By Keith Lee, Associate Pastor
One of the struggles of educators in children’s Sunday School is that sometimes what has been taught in childhood limits their theological growth and development as adults. These limitations include maintaining a strict literal understanding of the Bible, a simplification of stories, and a truncated theological perspective. This effect is most prominent during Christmas. For example, major themes of Christmas are the little baby Jesus in a manger, the shepherds watching sheep near Bethlehem, receiving presents and being saved while ignoring pressing social justice themes.
If you step away from these simple ideas and reexamine the two birth narratives in the gospels, you will see multiple strands of social and political conflicts woven in. The Gospel of Matthew records Herod’s insecure and violent tendencies, the apathy of Jerusalem’s religious establishment versus the Gentile celebration of God’s action, some marital tension due to a suspicion of infidelity, the needless violence on children and helpless mothers, the plight of political refugees and more. (There are more observations in Luke’s.) Reexamining the gospels’ birth narratives points to a conflicted and tension-filled social political environment of first century Israel. Therefore we see that Christmas is more than our truncated holiday traditions, and more importantly, it is much more relevant to our own socio-political reality.

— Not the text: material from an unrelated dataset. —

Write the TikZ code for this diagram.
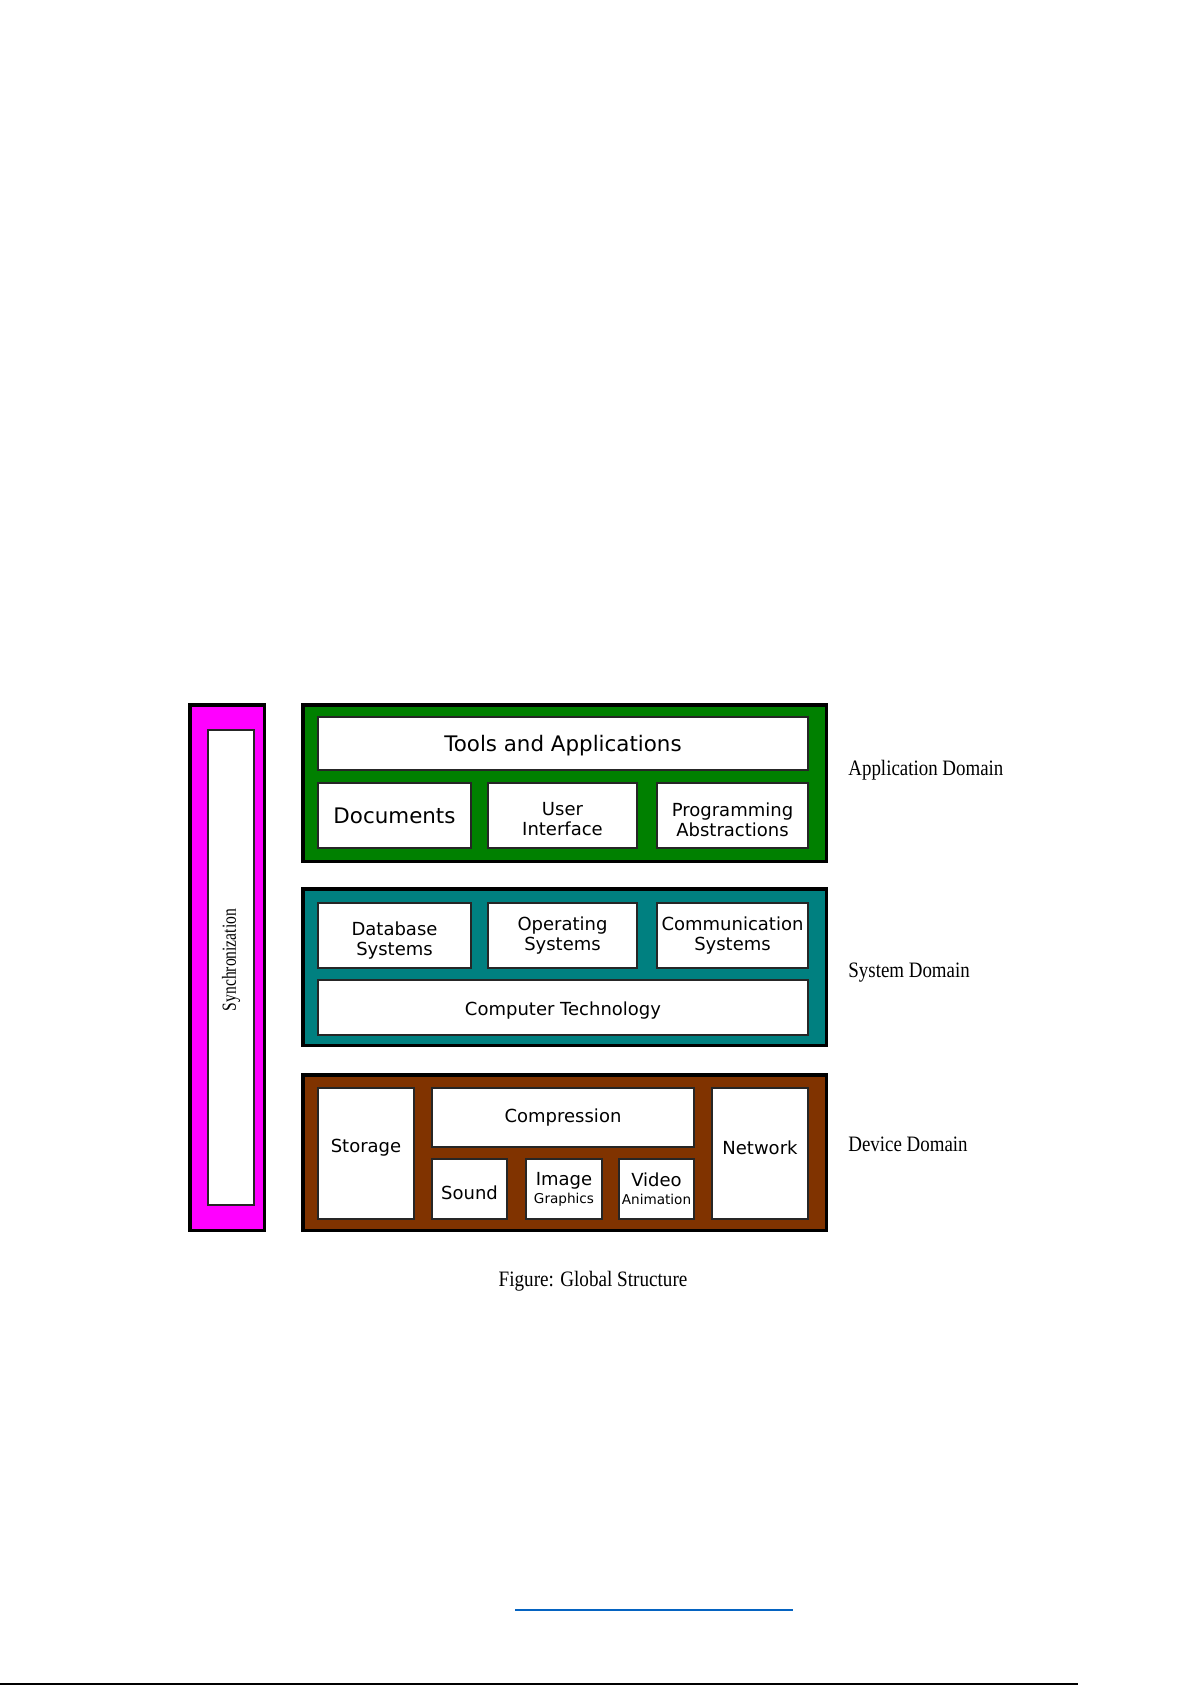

I mention the need to see Christmas in a new light for two reasons. One, as adults we develop a new appreciation of Christmas rather than going through the motion of all its trappings and fall into a fantasy world. With a new vision we confront our world rather than escape from it by highlighting Jesus’ ministry of Immanuel (God with us) in the most difficult and trying circumstances. Two, we allow our children to enjoy the traditions of Christmas while leaving room for growth into understanding God’s action in dark and unjust aspects of our fallen yet beautiful world. They will be better served if we present a Christmas that’s truer to Jesus’ birth.